L’asso nella manica di un buon investitore è inaspettato, ma non casuale: per proteggersi dall’inflazione o per diversificare il proprio portfolio il fine wine è considerato un “bene rifugio”, perché per natura portato ad aumentare di valore con il passare del tempo e a diminuire sul mercato, essendo un bene materiale consumabile.
Lo conferma l’indice azionario, che registra una lieve flessione (4%) del Liv-ex 1000, l’indice dei vini pregiati; un ottimo investimento, dunque, secondo i parametri di Oeno Group, gruppo internazionale leader nel settore, che riporta cifre che, nell’arco di quindici anni, potenzialmente raggiungerebbero un valore di ritorno pari a 670.061 dollari a partire da un investimento di 50mila dollari.

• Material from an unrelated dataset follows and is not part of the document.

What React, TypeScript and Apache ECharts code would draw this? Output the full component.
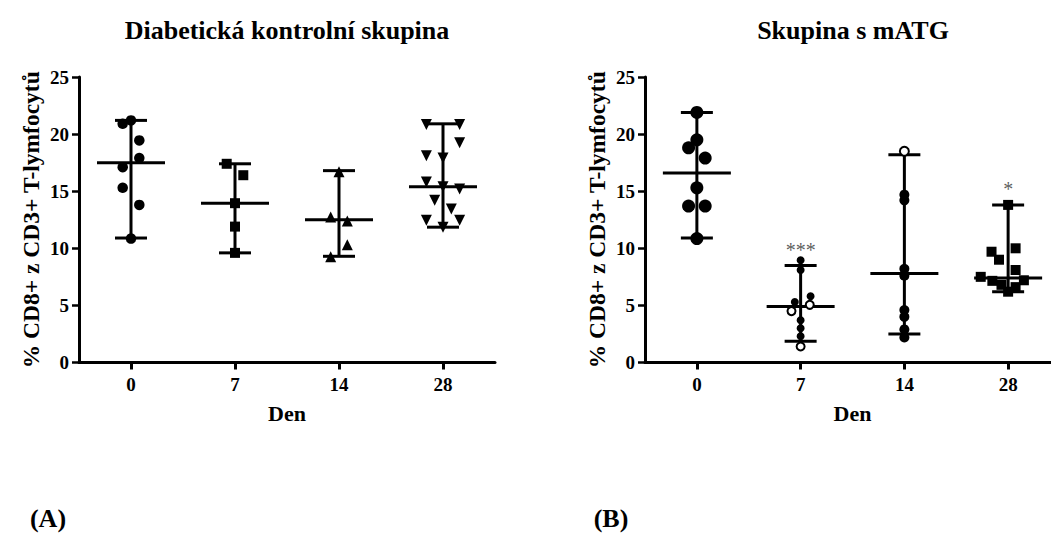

Tra i massimi esponenti di questa fetta di mercato l’Italia si distingue per più scambi commerciali e per possedere il 16% dell’intero mercato, dietro soltanto al Bordeaux (40,5%) e alla Borgogna (20,4%); i vini italiani più ricercati sono i Supertuscan, in grado di offrire rendimenti costanti e bassa volatilità, seguiti dai vini piemontesi (in particolare dal Nebbiolo) e da vini provenienti da Veneto, Abruzzo e Umbria.
Oltre all’Italia e alla Francia, altri paesi fortemente coinvolti nel mercato del fine wine sono la Spagna (Rioja e Ribera del Duero), lo stato della California (Napa e Sonoma), l’Australia, l’Argentina, il Cile, la Germania, il Portogallo, il Sudafrica e la Nuova Zelanda.